# Work required
Your task is to transcribe, without alteration, the lines from the top of the material below through the line bearing "const yTitle = 'P<sub>D</sub> (mW)';", inclusive.

— Start of Dataset content —

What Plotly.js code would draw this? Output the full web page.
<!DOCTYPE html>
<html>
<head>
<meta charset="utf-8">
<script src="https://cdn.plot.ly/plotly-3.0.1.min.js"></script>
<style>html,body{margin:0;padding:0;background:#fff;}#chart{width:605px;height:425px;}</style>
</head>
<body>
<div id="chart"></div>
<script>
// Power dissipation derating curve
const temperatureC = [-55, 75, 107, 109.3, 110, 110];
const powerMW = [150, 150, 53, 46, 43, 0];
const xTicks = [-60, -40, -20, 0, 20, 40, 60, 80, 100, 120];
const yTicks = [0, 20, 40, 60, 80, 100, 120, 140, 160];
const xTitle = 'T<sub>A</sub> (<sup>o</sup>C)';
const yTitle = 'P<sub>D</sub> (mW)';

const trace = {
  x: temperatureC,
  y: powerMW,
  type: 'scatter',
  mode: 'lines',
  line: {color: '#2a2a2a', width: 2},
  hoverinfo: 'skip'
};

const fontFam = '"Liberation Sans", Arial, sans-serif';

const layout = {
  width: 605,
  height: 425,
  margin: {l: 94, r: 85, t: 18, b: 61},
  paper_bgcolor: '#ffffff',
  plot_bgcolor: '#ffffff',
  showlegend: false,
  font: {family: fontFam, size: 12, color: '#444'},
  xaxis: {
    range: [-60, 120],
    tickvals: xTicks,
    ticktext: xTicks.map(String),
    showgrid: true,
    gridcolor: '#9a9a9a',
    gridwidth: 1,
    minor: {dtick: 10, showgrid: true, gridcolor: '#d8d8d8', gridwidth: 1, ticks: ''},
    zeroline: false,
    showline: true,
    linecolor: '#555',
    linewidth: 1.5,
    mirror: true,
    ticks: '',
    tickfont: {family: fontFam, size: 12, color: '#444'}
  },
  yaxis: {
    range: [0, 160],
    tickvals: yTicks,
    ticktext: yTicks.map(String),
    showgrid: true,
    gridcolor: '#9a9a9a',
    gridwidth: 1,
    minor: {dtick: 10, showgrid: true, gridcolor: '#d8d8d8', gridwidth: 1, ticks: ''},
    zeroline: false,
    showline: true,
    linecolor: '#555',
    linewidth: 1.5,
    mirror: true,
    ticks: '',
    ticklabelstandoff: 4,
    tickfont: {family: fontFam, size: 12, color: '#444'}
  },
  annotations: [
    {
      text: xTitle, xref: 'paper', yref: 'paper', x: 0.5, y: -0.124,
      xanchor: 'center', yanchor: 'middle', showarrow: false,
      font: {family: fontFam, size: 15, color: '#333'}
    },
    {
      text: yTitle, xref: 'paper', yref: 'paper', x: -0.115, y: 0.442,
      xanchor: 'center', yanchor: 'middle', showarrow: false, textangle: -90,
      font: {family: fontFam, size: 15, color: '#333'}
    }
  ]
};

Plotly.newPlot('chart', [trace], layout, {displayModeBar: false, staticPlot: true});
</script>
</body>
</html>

— End of Dataset content —

# Answer for this exercise
What Plotly.js code would draw this? Output the full web page.
<!DOCTYPE html>
<html>
<head>
<meta charset="utf-8">
<script src="https://cdn.plot.ly/plotly-3.0.1.min.js"></script>
<style>html,body{margin:0;padding:0;background:#fff;}#chart{width:605px;height:425px;}</style>
</head>
<body>
<div id="chart"></div>
<script>
// Power dissipation derating curve
const temperatureC = [-55, 75, 107, 109.3, 110, 110];
const powerMW = [150, 150, 53, 46, 43, 0];
const xTicks = [-60, -40, -20, 0, 20, 40, 60, 80, 100, 120];
const yTicks = [0, 20, 40, 60, 80, 100, 120, 140, 160];
const xTitle = 'T<sub>A</sub> (<sup>o</sup>C)';
const yTitle = 'P<sub>D</sub> (mW)';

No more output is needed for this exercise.